Would you like some diarrhea with your coffee?

Fecal bacteria can cause diarrhea when ingested, and large quantities of it can lead to flu-like symptoms that include abdominal cramps, bloating and fever. One microbiologist says it could signal the presence of more troubling germs. He told Business Insider that it suggests workers are handling food with dirty hands, which could also mean germs like Salmonella, Hepatitis A, and Norovirus could be present.

Microbiologist Margarita Gomez Escalada said that the ice was likely contaminated after being touched with dirty hands, but failing to properly clean the ice machines and ice buckets could have also contributed to the problem. She added that it was possible there were other pathogens in the samples that were not tested for.

Starbucks told the BBC that it would be investigating the claims and said they take hygiene at their locations very seriously.

Regardless of what their investigation uncovers, it’s a good idea to steer clear of Starbucks if you value your health because their beverages contain unforgivable amounts of sugar. For example, their Venti Cinnamon Roll Frappuccino contains 102 grams of sugar, which is equal to around 30 cubes of sugar. That’s more sugar than you should consume in a whole week. Regular consumption of these beverages is the perfect recipe for a huge waistline and type 2 diabetes.

Eating at restaurants is a risky proposition

If you think the fecal bacteria problem is limited to Starbucks, you’re in for a very unpleasant surprise because you’ll find plenty of past headlines about fecal bacteria in restaurants. For example, on one occasion, undercover reporters found ice at a KFC outlet that contained high levels of fecal coliform. It has also been found on airplane tray tables and in bagged salads.

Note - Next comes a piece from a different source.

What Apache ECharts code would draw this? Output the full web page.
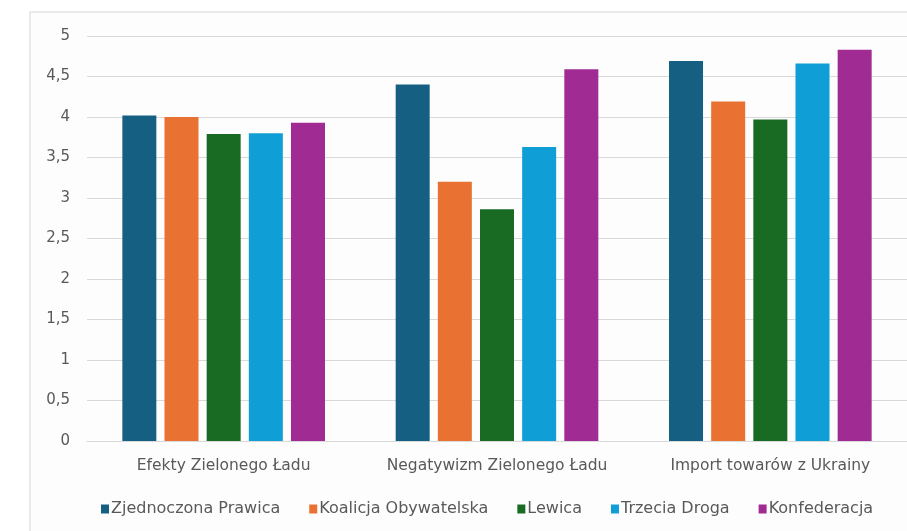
<!DOCTYPE html>
<html>
<head>
<meta charset="utf-8">
<script src="https://cdn.jsdelivr.net/npm/echarts@6/dist/echarts.min.js"></script>
<style>html,body{margin:0;padding:0;background:#fff;}#c{width:907px;height:531px;}</style>
</head>
<body>
<div id="c"></div>
<script>
const categories = ['Efekty Zielonego Ładu', 'Negatywizm Zielonego Ładu', 'Import towarów z Ukrainy'];
const seriesNames = ['Zjednoczona Prawica', 'Koalicja Obywatelska', 'Lewica', 'Trzecia Droga', 'Konfederacja'];
const zjednoczonaPrawica = [4.02, 4.40, 4.69];
const koalicjaObywatelska = [4.00, 3.20, 4.19];
const lewica = [3.79, 2.86, 3.97];
const trzeciaDroga = [3.80, 3.63, 4.66];
const konfederacja = [3.93, 4.59, 4.83];
const colors = ['#156082', '#E97132', '#196B24', '#0F9ED5', '#A02B93'];
const values = [zjednoczonaPrawica, koalicjaObywatelska, lewica, trzeciaDroga, konfederacja];

const chart = echarts.init(document.getElementById('c'), null, {renderer: 'canvas'});
const font = '"DejaVu Sans", Arial, sans-serif';
chart.setOption({
  animation: false,
  backgroundColor: '#ffffff',
  textStyle: {fontFamily: font},
  graphic: [{
    type: 'rect', z: -10, silent: true,
    shape: {x: 30, y: 12, width: 900, height: 540},
    style: {fill: '#fdfdfd', stroke: '#e3e3e3', lineWidth: 1.5}
  }],
  grid: {left: 87, top: 36, width: 822, height: 405, containLabel: false},
  xAxis: {
    type: 'category', data: categories,
    axisLine: {show: true, lineStyle: {color: '#d9d9d9', width: 1}},
    axisTick: {show: false},
    axisLabel: {color: '#595959', fontSize: 15.5, margin: 17, fontFamily: font, interval: 0, hideOverlap: false}
  },
  yAxis: {
    type: 'value', min: 0, max: 5, interval: 0.5,
    axisLine: {show: false}, axisTick: {show: false},
    splitLine: {lineStyle: {color: '#d9d9d9', width: 1}},
    axisLabel: {color: '#595959', fontSize: 15, margin: 17, fontFamily: font,
      formatter: v => String(v).replace('.', ',')}
  },
  legend: {
    top: 496, left: 96, itemWidth: 8, itemHeight: 9, itemGap: 29,
    icon: 'rect', itemStyle: {borderWidth: 0},
    textStyle: {color: '#595959', fontSize: 16, fontFamily: font, padding: [0, 0, 0, -3]},
    data: seriesNames
  },
  series: seriesNames.map((n, i) => ({
    name: n, type: 'bar', data: values[i], barWidth: 34, barGap: '24%',
    itemStyle: {color: colors[i]}
  }))
});
</script>
</body>
</html>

The truth is that every time you head to a restaurant, you are taking a gamble with your health. There are simply too many variables at play that you cannot control. Can you be sure that everyone who handled your food washed their hands adequately after using the restroom? Was the equipment properly sanitized? Do you know where the restaurant sources its ingredients? Could your food contain pesticides, heavy metals and other toxins? Was it cooked long enough and kept at safe temperatures before it was served to you? Eating out might be a fun way to socialize, but it’s hardly surprising when stories like this make the news.